DATA FOR THE TASK:

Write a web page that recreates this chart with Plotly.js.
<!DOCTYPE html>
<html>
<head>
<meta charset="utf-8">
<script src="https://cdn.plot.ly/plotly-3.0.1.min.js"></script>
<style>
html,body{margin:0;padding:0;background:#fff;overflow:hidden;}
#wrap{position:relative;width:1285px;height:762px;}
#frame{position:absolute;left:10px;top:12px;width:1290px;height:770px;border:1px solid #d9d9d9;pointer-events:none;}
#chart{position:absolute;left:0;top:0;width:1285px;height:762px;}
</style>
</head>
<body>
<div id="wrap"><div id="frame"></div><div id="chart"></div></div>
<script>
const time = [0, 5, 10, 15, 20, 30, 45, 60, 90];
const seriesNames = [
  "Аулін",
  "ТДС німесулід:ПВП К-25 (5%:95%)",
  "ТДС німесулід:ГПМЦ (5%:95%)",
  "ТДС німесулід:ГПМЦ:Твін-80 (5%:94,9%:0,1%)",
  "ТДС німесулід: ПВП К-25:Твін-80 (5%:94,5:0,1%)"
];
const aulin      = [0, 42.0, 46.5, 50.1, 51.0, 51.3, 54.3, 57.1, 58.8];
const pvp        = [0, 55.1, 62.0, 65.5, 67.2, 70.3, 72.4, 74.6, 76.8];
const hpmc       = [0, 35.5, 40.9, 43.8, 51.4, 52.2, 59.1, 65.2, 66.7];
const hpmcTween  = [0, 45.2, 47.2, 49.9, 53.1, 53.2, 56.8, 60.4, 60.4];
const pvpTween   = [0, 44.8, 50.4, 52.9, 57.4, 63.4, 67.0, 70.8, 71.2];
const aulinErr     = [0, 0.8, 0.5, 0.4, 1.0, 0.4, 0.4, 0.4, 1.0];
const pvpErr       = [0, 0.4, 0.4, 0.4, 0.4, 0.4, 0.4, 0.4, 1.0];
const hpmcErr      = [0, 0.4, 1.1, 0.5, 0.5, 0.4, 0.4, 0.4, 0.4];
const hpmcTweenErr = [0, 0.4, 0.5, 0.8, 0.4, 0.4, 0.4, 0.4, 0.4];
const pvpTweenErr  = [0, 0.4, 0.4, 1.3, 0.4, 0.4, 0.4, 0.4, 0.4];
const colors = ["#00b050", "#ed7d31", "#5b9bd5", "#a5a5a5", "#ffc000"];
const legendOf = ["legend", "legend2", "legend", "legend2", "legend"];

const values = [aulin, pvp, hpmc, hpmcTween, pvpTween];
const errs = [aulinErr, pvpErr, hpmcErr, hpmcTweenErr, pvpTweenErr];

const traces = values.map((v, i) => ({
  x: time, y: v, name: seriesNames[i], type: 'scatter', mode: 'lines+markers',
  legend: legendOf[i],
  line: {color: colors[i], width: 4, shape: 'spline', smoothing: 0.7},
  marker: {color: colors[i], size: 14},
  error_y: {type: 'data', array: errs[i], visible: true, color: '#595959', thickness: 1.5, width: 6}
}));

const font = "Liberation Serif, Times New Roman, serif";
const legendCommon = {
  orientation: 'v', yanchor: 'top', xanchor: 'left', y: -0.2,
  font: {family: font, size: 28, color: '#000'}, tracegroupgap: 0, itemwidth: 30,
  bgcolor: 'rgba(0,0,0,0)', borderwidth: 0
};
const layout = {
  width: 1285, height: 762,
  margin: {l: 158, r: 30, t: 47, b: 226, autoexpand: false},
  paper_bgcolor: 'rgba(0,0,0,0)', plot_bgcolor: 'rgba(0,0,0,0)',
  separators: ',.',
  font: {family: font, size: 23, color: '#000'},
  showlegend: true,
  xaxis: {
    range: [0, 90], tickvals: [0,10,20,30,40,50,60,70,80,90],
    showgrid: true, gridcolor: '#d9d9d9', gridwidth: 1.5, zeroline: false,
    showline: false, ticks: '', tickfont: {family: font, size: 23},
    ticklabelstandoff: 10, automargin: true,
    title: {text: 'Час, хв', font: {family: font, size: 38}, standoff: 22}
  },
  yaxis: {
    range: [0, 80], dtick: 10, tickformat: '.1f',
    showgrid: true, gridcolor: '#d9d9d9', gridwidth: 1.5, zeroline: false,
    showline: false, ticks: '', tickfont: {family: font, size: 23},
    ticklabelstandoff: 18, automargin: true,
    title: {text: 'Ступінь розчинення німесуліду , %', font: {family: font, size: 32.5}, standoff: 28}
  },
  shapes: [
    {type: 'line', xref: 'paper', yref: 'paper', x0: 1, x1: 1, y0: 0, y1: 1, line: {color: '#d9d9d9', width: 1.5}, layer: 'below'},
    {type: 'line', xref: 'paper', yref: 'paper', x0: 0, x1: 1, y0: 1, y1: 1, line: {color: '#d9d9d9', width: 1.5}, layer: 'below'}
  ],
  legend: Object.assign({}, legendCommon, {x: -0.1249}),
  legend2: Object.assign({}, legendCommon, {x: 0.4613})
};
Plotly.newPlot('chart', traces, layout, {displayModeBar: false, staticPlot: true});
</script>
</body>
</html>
---
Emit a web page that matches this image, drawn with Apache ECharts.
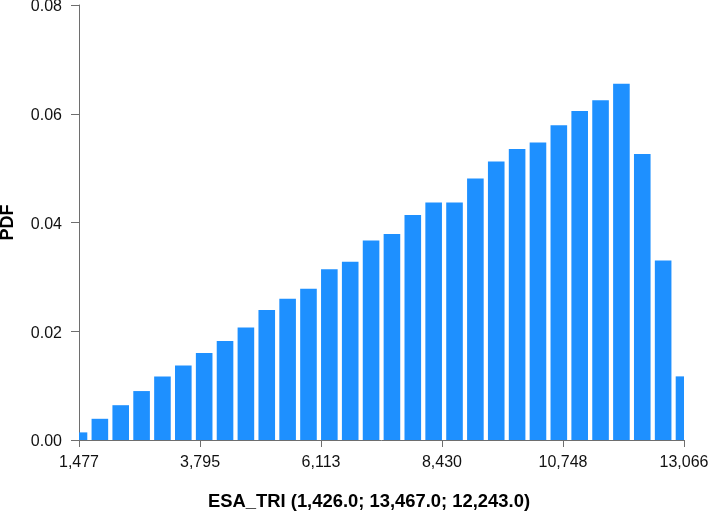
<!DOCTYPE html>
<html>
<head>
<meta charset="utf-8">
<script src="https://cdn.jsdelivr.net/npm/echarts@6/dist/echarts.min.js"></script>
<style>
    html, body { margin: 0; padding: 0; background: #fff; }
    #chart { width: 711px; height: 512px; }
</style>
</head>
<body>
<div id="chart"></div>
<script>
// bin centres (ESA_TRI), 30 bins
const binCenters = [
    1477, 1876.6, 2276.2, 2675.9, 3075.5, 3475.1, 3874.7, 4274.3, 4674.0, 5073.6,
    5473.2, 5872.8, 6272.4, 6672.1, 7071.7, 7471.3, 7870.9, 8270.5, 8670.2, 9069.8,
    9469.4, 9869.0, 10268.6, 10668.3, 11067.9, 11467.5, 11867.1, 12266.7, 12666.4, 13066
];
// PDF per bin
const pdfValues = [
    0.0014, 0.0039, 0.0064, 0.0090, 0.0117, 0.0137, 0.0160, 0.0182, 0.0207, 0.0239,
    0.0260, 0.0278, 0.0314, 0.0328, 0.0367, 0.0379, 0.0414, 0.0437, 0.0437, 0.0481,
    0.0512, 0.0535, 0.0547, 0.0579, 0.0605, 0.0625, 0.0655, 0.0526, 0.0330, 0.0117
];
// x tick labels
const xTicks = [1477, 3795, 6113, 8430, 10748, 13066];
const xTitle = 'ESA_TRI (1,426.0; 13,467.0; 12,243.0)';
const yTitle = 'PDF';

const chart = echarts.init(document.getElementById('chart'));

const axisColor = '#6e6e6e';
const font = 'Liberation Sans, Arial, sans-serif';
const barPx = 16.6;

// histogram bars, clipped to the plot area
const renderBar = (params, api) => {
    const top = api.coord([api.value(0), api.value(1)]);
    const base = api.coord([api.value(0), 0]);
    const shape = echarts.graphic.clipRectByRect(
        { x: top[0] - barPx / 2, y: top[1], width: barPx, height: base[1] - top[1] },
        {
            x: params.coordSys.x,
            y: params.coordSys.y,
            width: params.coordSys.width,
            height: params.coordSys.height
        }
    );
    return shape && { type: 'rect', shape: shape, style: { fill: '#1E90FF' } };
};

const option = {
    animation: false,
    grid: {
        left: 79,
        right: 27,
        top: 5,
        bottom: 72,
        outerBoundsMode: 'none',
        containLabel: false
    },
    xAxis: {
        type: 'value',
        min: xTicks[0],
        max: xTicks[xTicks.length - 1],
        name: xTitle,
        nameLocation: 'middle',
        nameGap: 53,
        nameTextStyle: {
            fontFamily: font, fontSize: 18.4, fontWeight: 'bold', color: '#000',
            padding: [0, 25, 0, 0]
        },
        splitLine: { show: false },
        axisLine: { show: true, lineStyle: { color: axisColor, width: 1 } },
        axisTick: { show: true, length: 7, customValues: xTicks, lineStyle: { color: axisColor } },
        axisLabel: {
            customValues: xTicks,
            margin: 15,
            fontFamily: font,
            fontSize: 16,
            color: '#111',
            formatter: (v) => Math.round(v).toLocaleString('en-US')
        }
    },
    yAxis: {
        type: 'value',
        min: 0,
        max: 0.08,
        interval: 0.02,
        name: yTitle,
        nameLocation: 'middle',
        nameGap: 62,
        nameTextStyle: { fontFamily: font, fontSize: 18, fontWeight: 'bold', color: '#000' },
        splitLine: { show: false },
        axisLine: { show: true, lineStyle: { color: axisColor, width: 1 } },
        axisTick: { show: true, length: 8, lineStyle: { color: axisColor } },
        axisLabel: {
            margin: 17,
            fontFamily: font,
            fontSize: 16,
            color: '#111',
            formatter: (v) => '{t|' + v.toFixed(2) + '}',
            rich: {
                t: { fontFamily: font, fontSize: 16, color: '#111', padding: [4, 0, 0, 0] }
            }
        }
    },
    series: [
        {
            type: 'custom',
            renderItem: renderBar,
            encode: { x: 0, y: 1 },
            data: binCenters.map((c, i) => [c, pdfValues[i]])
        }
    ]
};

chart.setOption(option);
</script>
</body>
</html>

SHORT PROBLEM: Skip all pictures. Retype exactly the span whose first line is the one with "Emit a web page" and whose last line is the one with "const barPx = 16.6;".

WRITTEN SOLUTION:
Emit a web page that matches this image, drawn with Apache ECharts.
<!DOCTYPE html>
<html>
<head>
<meta charset="utf-8">
<script src="https://cdn.jsdelivr.net/npm/echarts@6/dist/echarts.min.js"></script>
<style>
    html, body { margin: 0; padding: 0; background: #fff; }
    #chart { width: 711px; height: 512px; }
</style>
</head>
<body>
<div id="chart"></div>
<script>
// bin centres (ESA_TRI), 30 bins
const binCenters = [
    1477, 1876.6, 2276.2, 2675.9, 3075.5, 3475.1, 3874.7, 4274.3, 4674.0, 5073.6,
    5473.2, 5872.8, 6272.4, 6672.1, 7071.7, 7471.3, 7870.9, 8270.5, 8670.2, 9069.8,
    9469.4, 9869.0, 10268.6, 10668.3, 11067.9, 11467.5, 11867.1, 12266.7, 12666.4, 13066
];
// PDF per bin
const pdfValues = [
    0.0014, 0.0039, 0.0064, 0.0090, 0.0117, 0.0137, 0.0160, 0.0182, 0.0207, 0.0239,
    0.0260, 0.0278, 0.0314, 0.0328, 0.0367, 0.0379, 0.0414, 0.0437, 0.0437, 0.0481,
    0.0512, 0.0535, 0.0547, 0.0579, 0.0605, 0.0625, 0.0655, 0.0526, 0.0330, 0.0117
];
// x tick labels
const xTicks = [1477, 3795, 6113, 8430, 10748, 13066];
const xTitle = 'ESA_TRI (1,426.0; 13,467.0; 12,243.0)';
const yTitle = 'PDF';

const chart = echarts.init(document.getElementById('chart'));

const axisColor = '#6e6e6e';
const font = 'Liberation Sans, Arial, sans-serif';
const barPx = 16.6;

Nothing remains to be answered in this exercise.